Past Domaine Chandon, Beaver's Brook (venue for last year's legendary Winter Solstice lunch), Rochford (home the previous evening to a Tom Jones concert if he didn't get rained out) and into Healesville which was buzzing as usual.
Innocent Bystander winery is a great casual place for food, wine, aged cheese, artisan bread, excellent coffee, homemade desserts.... you name it. They take the quality and provenance of the food they serve very seriously, which makes it a lovely place to eat.
Their two wine labels, Innocent Bystander and Giant Steps, are pretty respectable but my clear favourite is Harry's Monster, a heady mix of cabernet sauvignon, merlot, petit verdot and cabernet franc. As I hadn't eaten yet in the day, I essentially had a glass of The Monster for breakfast. Marvellous.
We crammed into a huge booth right beside the winery section of the building: a barricade of barrels were behind a glass wall. The sign told us that vintage had begun: pinot gris, pinot noir and chardonnay on its way.
We ordered fresh pizza, made according to their house rules:
- Genuine, wood fire oven
- Crispy-thin, handmade sourdough base
- Imported San Marzano tomatoes and local oven dried Roma and Cherry tomatoes
- Murray River salt
- Shaw River buffalo mozzarella
- Fresh, local basil and extra virgin olive oil
The spicy pork pizza was served without tomatoes but with an extremely generous serving of garlic. The prosciutto pizza was a little over-garnished with flat-leaf parsley but that's about all the complaining I could hear.
The girls sipped on an ice-cold pinot rose whilst Lenford had a White Rabbit beer from the micro-brewery next door and Ossie had a cold glass of local Punt Road cider. Orlando went all International on us and had a glass of French bubbly.
A trip to the loo brought me past their impossible-to-resist cheese larder, where Irish Coolea cheese rubbed shoulders with a Victorian "Holy Goat" and a couple of lovely-looking French sheep's cheeses amongst others. I am not sure how I managed to get out of there without spending up to $100 on a few hundred grams of cheese.... but somehow I did.

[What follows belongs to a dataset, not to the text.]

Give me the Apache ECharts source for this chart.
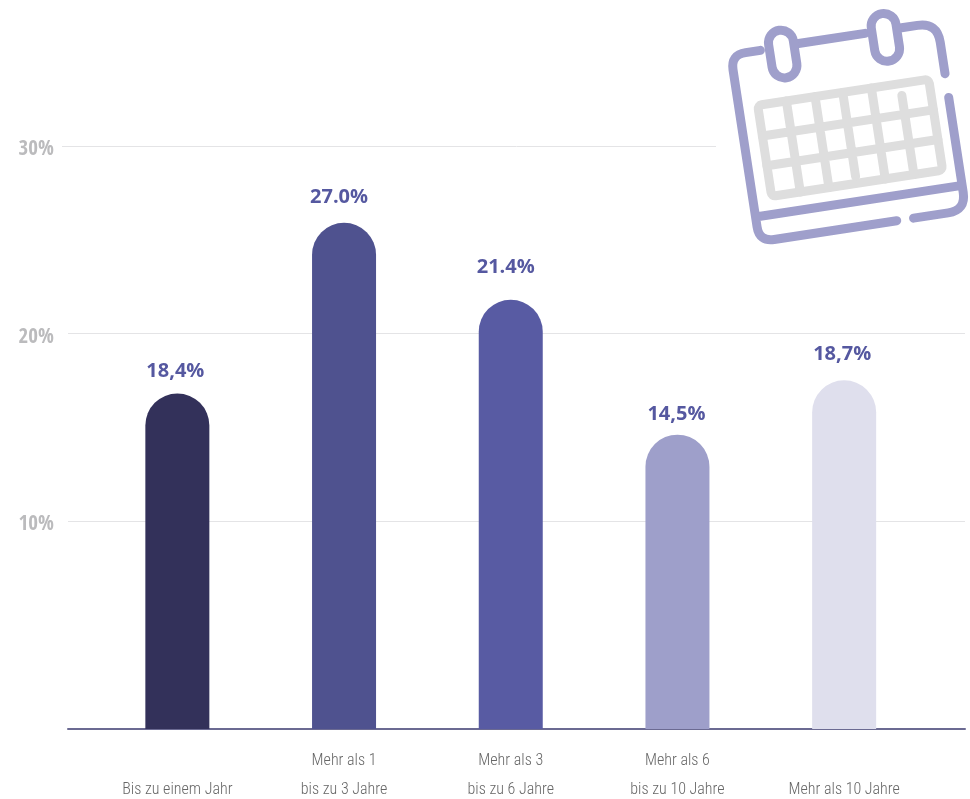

Later, back at Lenford's, our host didn't quail at an extra ten mouths to feed for supper (yes, we ate a second time that day). He fired up the barbie and enlisted his new army to prepare a feast. Freshly made bruschetta laced with garlic (made by my own fair hand), lumps of pork and beef marinated to perfection, traditional Aussie snags, chicken of course, a bok choi and dry noodle salad, egg fried rice and far too many bottles of wine. We actually drank the man dry.
A veritable feast shared with friends in Lenford's country house surrounded by trees, people hanging out on the balcony, the daybed and the hot tub, good music and great conversation, home cooked food made with love. What a way to end the perfect friends' weekend.